**What is needed**
Check every line of the entries for "document", and copy the lines that hold it.

**Listing**

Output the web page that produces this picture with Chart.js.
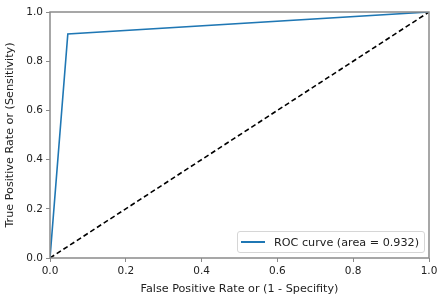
<!DOCTYPE html>
<html>
<head>
<meta charset="utf-8">
<script src="https://cdn.jsdelivr.net/npm/chart.js@4.4.0/dist/chart.umd.min.js"></script>
<style>
  html, body { margin: 0; padding: 0; background: #fff; }
  #wrap { position: relative; width: 445px; height: 300px; }
  #legend {
    position: absolute; left: 237px; top: 231px; width: 186px; height: 20px;
    border: 1px solid #d6d6d6; border-radius: 3px; background: rgba(255,255,255,0.8);
    font: 11.2px "DejaVu Sans", sans-serif; color: #222;
    display: flex; align-items: center; box-sizing: content-box; white-space: nowrap;
  }
  #legend .swatch { width: 24px; height: 2px; margin: 0 9px 0 3px; }
</style>
</head>
<body>
<div id="wrap">
  <canvas id="roc" width="445" height="300"></canvas>
  <div id="legend"></div>
</div>
<script>
const fpr = [0, 0.047, 1];
const tpr = [0, 0.911, 1];
const chanceX = [0, 1];
const chanceY = [0, 1];
const tickValues = [0, 0.2, 0.4, 0.6, 0.8, 1.0];
const rocLabel = "ROC curve (area = 0.932)";

const spineColor = "#8a8a8a";
const tickFont = { family: "DejaVu Sans", size: 10.5 };
const titleFont = { family: "DejaVu Sans", size: 11.2 };

const frame = {
  id: "frame",
  afterDatasetsDraw(chart) {
    const a = chart.chartArea;
    const c = chart.ctx;
    c.save();
    c.strokeStyle = spineColor;
    c.lineWidth = 1.5;
    c.strokeRect(a.left, a.top, a.right - a.left, a.bottom - a.top);
    c.restore();
  }
};

const chart = new Chart(document.getElementById("roc"), {
  type: "scatter",
  data: {
    datasets: [
      {
        label: rocLabel,
        data: fpr.map((x, i) => ({ x: x, y: tpr[i] })),
        showLine: true,
        borderColor: "#1f77b4",
        borderWidth: 1.6,
        pointRadius: 0,
        tension: 0
      },
      {
        label: "chance",
        data: chanceX.map((x, i) => ({ x: x, y: chanceY[i] })),
        showLine: true,
        borderColor: "#000",
        borderWidth: 1.6,
        borderDash: [5, 3],
        pointRadius: 0
      }
    ]
  },
  options: {
    responsive: false,
    animation: false,
    layout: { padding: { top: 12, right: 16, left: 0, bottom: 0 } },
    plugins: { legend: { display: false }, tooltip: { enabled: false } },
    scales: {
      x: {
        type: "linear", min: 0, max: 1,
        afterFit: s => { s.height = 42; },
        afterBuildTicks: s => { s.ticks = tickValues.map(v => ({ value: v })); },
        grid: { drawOnChartArea: false, drawTicks: true, tickLength: 4, color: spineColor },
        border: { display: false },
        ticks: { font: tickFont, color: "#222", padding: 3, maxRotation: 0, callback: v => v.toFixed(1) },
        title: { display: true, text: "False Positive Rate or (1 - Specifity)", font: titleFont, color: "#222", padding: { top: 0 } }
      },
      y: {
        type: "linear", min: 0, max: 1,
        afterFit: s => { s.width = 50; },
        afterBuildTicks: s => { s.ticks = tickValues.map(v => ({ value: v })); },
        grid: { drawOnChartArea: false, drawTicks: true, tickLength: 4, color: spineColor },
        border: { display: false },
        ticks: { font: tickFont, color: "#222", padding: 3, callback: v => v.toFixed(1) },
        title: { display: true, text: "True Positive Rate or (Sensitivity)", font: titleFont, color: "#222", padding: { top: 3, bottom: 0 } }
      }
    }
  },
  plugins: [frame]
});

const legend = document.getElementById("legend");
const ds = chart.data.datasets[0];
legend.innerHTML = '<span class="swatch" style="background:' + ds.borderColor + '"></span><span>' + ds.label + '</span>';
</script>
</body>
</html>
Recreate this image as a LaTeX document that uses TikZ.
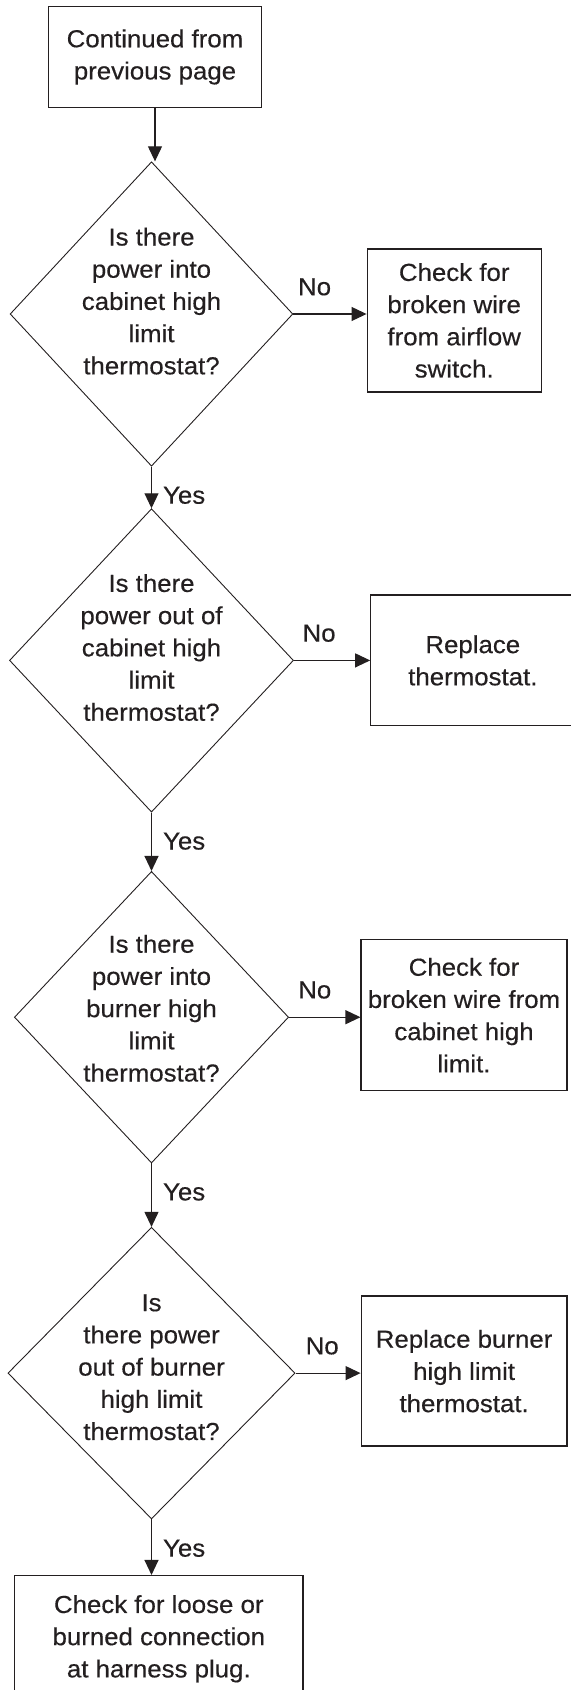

**The completed task**
const chart = new Chart(document.getElementById("roc"), {
const legend = document.getElementById("legend");
Recreate this image as a LaTeX document that uses TikZ.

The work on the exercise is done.